**GIVEN REQUEST:** Repeat every line of the data exactly, but not the pictures.

## begin

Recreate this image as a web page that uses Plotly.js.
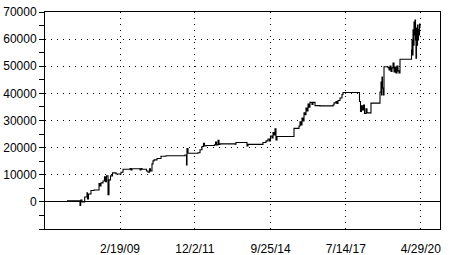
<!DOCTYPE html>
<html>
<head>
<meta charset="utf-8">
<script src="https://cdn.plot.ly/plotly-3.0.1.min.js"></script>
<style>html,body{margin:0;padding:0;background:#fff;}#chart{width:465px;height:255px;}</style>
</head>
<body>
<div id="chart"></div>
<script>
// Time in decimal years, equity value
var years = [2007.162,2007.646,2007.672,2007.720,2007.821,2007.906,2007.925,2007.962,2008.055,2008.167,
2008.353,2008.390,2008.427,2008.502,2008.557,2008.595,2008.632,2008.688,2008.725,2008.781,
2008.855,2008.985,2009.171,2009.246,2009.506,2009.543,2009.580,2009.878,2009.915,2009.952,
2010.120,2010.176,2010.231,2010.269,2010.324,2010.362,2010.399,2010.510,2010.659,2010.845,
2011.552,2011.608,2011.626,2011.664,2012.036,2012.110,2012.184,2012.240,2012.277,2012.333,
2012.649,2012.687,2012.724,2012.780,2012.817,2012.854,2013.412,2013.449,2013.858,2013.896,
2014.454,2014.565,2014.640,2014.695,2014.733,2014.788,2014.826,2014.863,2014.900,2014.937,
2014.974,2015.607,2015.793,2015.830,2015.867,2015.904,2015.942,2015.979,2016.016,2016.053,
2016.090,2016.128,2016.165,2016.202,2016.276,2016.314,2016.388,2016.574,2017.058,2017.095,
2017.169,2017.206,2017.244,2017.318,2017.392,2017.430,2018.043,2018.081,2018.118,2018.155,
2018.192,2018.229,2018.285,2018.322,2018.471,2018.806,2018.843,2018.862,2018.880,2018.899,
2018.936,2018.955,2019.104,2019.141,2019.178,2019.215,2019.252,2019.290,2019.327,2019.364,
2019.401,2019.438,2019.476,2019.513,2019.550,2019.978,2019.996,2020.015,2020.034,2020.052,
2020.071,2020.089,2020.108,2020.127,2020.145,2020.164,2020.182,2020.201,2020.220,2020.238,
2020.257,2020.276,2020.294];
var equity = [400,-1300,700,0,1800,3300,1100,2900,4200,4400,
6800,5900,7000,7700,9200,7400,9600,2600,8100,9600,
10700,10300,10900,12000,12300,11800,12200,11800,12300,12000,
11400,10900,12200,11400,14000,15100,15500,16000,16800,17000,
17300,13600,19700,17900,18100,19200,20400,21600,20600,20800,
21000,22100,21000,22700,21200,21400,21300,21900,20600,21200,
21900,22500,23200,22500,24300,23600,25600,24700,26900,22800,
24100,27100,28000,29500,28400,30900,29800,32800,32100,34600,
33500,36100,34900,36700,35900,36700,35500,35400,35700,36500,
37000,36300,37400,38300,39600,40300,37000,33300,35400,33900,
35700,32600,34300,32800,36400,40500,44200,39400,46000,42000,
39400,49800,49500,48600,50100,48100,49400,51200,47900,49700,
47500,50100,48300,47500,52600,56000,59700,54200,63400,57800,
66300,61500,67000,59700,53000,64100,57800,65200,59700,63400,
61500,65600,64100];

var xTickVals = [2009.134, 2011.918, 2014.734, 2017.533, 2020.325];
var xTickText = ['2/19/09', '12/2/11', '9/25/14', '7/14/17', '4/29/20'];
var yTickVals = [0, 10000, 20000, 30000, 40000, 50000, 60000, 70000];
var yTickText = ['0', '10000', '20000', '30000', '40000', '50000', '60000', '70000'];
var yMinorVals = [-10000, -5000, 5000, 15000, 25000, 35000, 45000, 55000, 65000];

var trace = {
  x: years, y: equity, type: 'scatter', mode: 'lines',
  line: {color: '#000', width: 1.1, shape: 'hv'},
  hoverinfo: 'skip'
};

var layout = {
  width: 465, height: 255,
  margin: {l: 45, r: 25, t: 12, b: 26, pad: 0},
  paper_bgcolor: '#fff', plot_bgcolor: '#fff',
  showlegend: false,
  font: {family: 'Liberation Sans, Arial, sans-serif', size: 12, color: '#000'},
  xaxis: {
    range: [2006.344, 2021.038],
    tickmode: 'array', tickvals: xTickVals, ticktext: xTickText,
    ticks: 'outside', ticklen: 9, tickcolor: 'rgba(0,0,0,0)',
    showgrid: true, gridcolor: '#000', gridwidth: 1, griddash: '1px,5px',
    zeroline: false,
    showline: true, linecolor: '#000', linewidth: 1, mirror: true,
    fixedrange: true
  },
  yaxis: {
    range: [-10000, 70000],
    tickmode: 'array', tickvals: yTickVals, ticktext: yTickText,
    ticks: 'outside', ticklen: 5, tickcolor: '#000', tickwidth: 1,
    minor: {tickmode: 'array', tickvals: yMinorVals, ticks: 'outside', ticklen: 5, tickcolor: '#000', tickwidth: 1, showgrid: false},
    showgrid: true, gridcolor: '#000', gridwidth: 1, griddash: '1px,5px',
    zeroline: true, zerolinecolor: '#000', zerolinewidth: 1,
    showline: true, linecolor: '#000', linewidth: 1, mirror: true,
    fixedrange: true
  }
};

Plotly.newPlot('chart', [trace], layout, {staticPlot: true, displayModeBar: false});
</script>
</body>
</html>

## end

**WRITTEN SOLUTION:**
Recreate this image as a web page that uses Plotly.js.
<!DOCTYPE html>
<html>
<head>
<meta charset="utf-8">
<script src="https://cdn.plot.ly/plotly-3.0.1.min.js"></script>
<style>html,body{margin:0;padding:0;background:#fff;}#chart{width:465px;height:255px;}</style>
</head>
<body>
<div id="chart"></div>
<script>
// Time in decimal years, equity value
var years = [2007.162,2007.646,2007.672,2007.720,2007.821,2007.906,2007.925,2007.962,2008.055,2008.167,
2008.353,2008.390,2008.427,2008.502,2008.557,2008.595,2008.632,2008.688,2008.725,2008.781,
2008.855,2008.985,2009.171,2009.246,2009.506,2009.543,2009.580,2009.878,2009.915,2009.952,
2010.120,2010.176,2010.231,2010.269,2010.324,2010.362,2010.399,2010.510,2010.659,2010.845,
2011.552,2011.608,2011.626,2011.664,2012.036,2012.110,2012.184,2012.240,2012.277,2012.333,
2012.649,2012.687,2012.724,2012.780,2012.817,2012.854,2013.412,2013.449,2013.858,2013.896,
2014.454,2014.565,2014.640,2014.695,2014.733,2014.788,2014.826,2014.863,2014.900,2014.937,
2014.974,2015.607,2015.793,2015.830,2015.867,2015.904,2015.942,2015.979,2016.016,2016.053,
2016.090,2016.128,2016.165,2016.202,2016.276,2016.314,2016.388,2016.574,2017.058,2017.095,
2017.169,2017.206,2017.244,2017.318,2017.392,2017.430,2018.043,2018.081,2018.118,2018.155,
2018.192,2018.229,2018.285,2018.322,2018.471,2018.806,2018.843,2018.862,2018.880,2018.899,
2018.936,2018.955,2019.104,2019.141,2019.178,2019.215,2019.252,2019.290,2019.327,2019.364,
2019.401,2019.438,2019.476,2019.513,2019.550,2019.978,2019.996,2020.015,2020.034,2020.052,
2020.071,2020.089,2020.108,2020.127,2020.145,2020.164,2020.182,2020.201,2020.220,2020.238,
2020.257,2020.276,2020.294];
var equity = [400,-1300,700,0,1800,3300,1100,2900,4200,4400,
6800,5900,7000,7700,9200,7400,9600,2600,8100,9600,
10700,10300,10900,12000,12300,11800,12200,11800,12300,12000,
11400,10900,12200,11400,14000,15100,15500,16000,16800,17000,
17300,13600,19700,17900,18100,19200,20400,21600,20600,20800,
21000,22100,21000,22700,21200,21400,21300,21900,20600,21200,
21900,22500,23200,22500,24300,23600,25600,24700,26900,22800,
24100,27100,28000,29500,28400,30900,29800,32800,32100,34600,
33500,36100,34900,36700,35900,36700,35500,35400,35700,36500,
37000,36300,37400,38300,39600,40300,37000,33300,35400,33900,
35700,32600,34300,32800,36400,40500,44200,39400,46000,42000,
39400,49800,49500,48600,50100,48100,49400,51200,47900,49700,
47500,50100,48300,47500,52600,56000,59700,54200,63400,57800,
66300,61500,67000,59700,53000,64100,57800,65200,59700,63400,
61500,65600,64100];

var xTickVals = [2009.134, 2011.918, 2014.734, 2017.533, 2020.325];
var xTickText = ['2/19/09', '12/2/11', '9/25/14', '7/14/17', '4/29/20'];
var yTickVals = [0, 10000, 20000, 30000, 40000, 50000, 60000, 70000];
var yTickText = ['0', '10000', '20000', '30000', '40000', '50000', '60000', '70000'];
var yMinorVals = [-10000, -5000, 5000, 15000, 25000, 35000, 45000, 55000, 65000];

var trace = {
  x: years, y: equity, type: 'scatter', mode: 'lines',
  line: {color: '#000', width: 1.1, shape: 'hv'},
  hoverinfo: 'skip'
};

var layout = {
  width: 465, height: 255,
  margin: {l: 45, r: 25, t: 12, b: 26, pad: 0},
  paper_bgcolor: '#fff', plot_bgcolor: '#fff',
  showlegend: false,
  font: {family: 'Liberation Sans, Arial, sans-serif', size: 12, color: '#000'},
  xaxis: {
    range: [2006.344, 2021.038],
    tickmode: 'array', tickvals: xTickVals, ticktext: xTickText,
    ticks: 'outside', ticklen: 9, tickcolor: 'rgba(0,0,0,0)',
    showgrid: true, gridcolor: '#000', gridwidth: 1, griddash: '1px,5px',
    zeroline: false,
    showline: true, linecolor: '#000', linewidth: 1, mirror: true,
    fixedrange: true
  },
  yaxis: {
    range: [-10000, 70000],
    tickmode: 'array', tickvals: yTickVals, ticktext: yTickText,
    ticks: 'outside', ticklen: 5, tickcolor: '#000', tickwidth: 1,
    minor: {tickmode: 'array', tickvals: yMinorVals, ticks: 'outside', ticklen: 5, tickcolor: '#000', tickwidth: 1, showgrid: false},
    showgrid: true, gridcolor: '#000', gridwidth: 1, griddash: '1px,5px',
    zeroline: true, zerolinecolor: '#000', zerolinewidth: 1,
    showline: true, linecolor: '#000', linewidth: 1, mirror: true,
    fixedrange: true
  }
};

Plotly.newPlot('chart', [trace], layout, {staticPlot: true, displayModeBar: false});
</script>
</body>
</html>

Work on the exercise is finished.